ELKGROVE AVENUE 8
Jacques Penna
Le Grand Duduche, notre estimé directeur général, avait fini par péter un plomb. Depuis quelques temps, Levy, le président, était toujours sur ses endosses, le gratifiant d'un lot de critiques et d'humiliations publiques. A un point de tension précis entre les deux hommes, un sandow mental avait cédé dans la boite noire du D.G. ; déclenchant une déconnexion interhémisphérique et un dédoublement cérébral
Durant le grand symposium annuel à Montrichard, Duduche avait convoqué tout son staff dans sa chambre d'hôtel. Merguez, tout frais émoulu de l'avion L.A.X-Paris, anesthésié par 12 heures de vol, s'était rendu à l'invitation. Avec stupeur il avait trouvé son boss en train de faire ses besoins (la grosse commission), la porte des vécés grande ouverte.
-Allo ! Merguez, vous m'entendez, avait-il immédiatement crié en voyant le pied-noir et en se collant un rouleau de papier hygiénique sur l'oreille…. Il devait y avoir de la friture sur la ligne, car des bruits de débourrade intense parasitaient ses paroles.
Voilà qu'il se croyait au téléphone. Confondre une chiotte et une cabine téléphonique est un signe qui ne trompe pas et qui laisse présumer de l'étendue des dégâts mentaux dont souffrait le sujet en cause.
Je faisais la grimace et me plaçais au point le plus éloigné de la chambre car ça ne sentait pas la rose.

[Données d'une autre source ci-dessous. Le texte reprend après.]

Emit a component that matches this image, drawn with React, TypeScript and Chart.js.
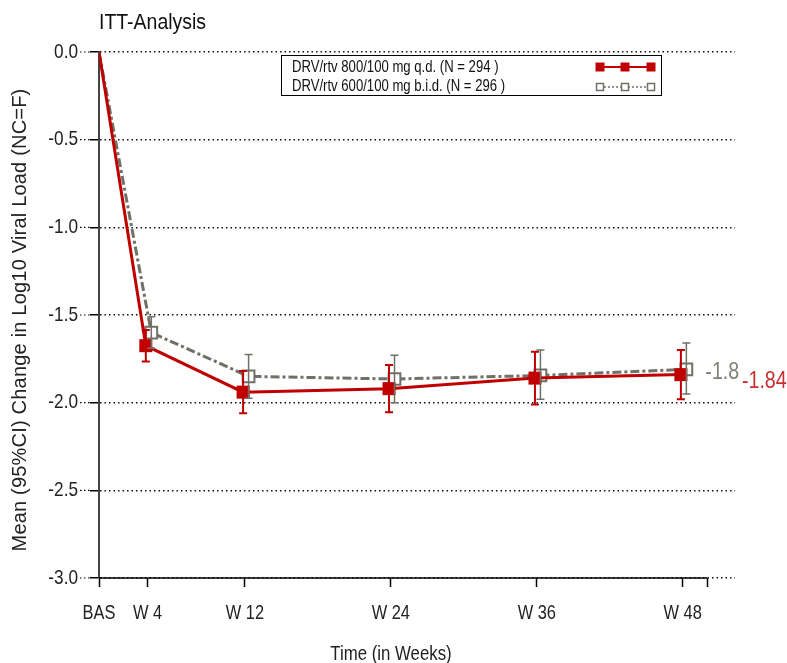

Il n'en avait fallu pas plus à la mère Duduche, une grande bourgeoise flétrie et pédante, pour faire interner son bonhomme.
-Dans notre monde, les fous vont à l'asile ! Avait-elle martelé à qui voulait l'entendre…
J'allais lui dire que dans celui d'Adolph, ils allaient direct au crématoire, mais je refreinais cette envie de provoquer. Duduche avait été mon ami et j'avais de la peine pour lui.
Levy, qui ne faisait confiance à personne, repris la fonction et s'installa dans le bureau du pauvre Duduche, au dernier étage de l'immeuble Beaubourg, siège social du labo.
Doillon me fit venir dans son bureau.
-Tu vas voir ! Me dit-il un sourire narquois aux commissures des lèvres.
Curieux, je le rejoignais.
-Regarde ! Me dit-il en entrouvrant sa porte.
L'immeuble comptait cinq étages. Doillon était au troisième. Deux escaliers menaient aux étages, l'un devant, l'autre derrière. Le bureau de Doillon, qui auparavant avait été celui de Merguez, jouxtait celui du Docteur Toto, le directeur médical du labo, qui nous honorait de sa présence une fois par semaine, le jeudi.
Ce jour-là, il convoquait ses maîtresses, et c'était un défilé de mode incessant, les heureuses élus venant le retrouver en empruntant l'escalier de derrière. Le palier sentait la cocotte, le bureau de Toto, le musc et les crustacés pas frais, quant à nous c'est le fou rire que nous sentions monter dans nos zygomatiques.
-Je connais ça ! Dis-je à Doillon.
-Et ça tu connais ?
Il dévoila dans le mur un œilleton qui avait été creusé à même la paroi par Merguez du temps où il occupait les lieux. Et par ce judas on pouvait visionner les bacchanales infernales qui se passaient de l'autre côté du mur.
-C'est pas un labo, c'est un lupanar et un asile de fou ! Commentais-je tout haut en regardant le bon docteur chevaucher sa conquête d'un instant, une bourgeoise B.C.B.G, comme il les aimait et qui devait faire partie de son cheptel de patiente.
-« A dada sur mon bidet, à dada prout-prout cadet », se mit à chanter Doillon en se rinçant l'œil à son tour.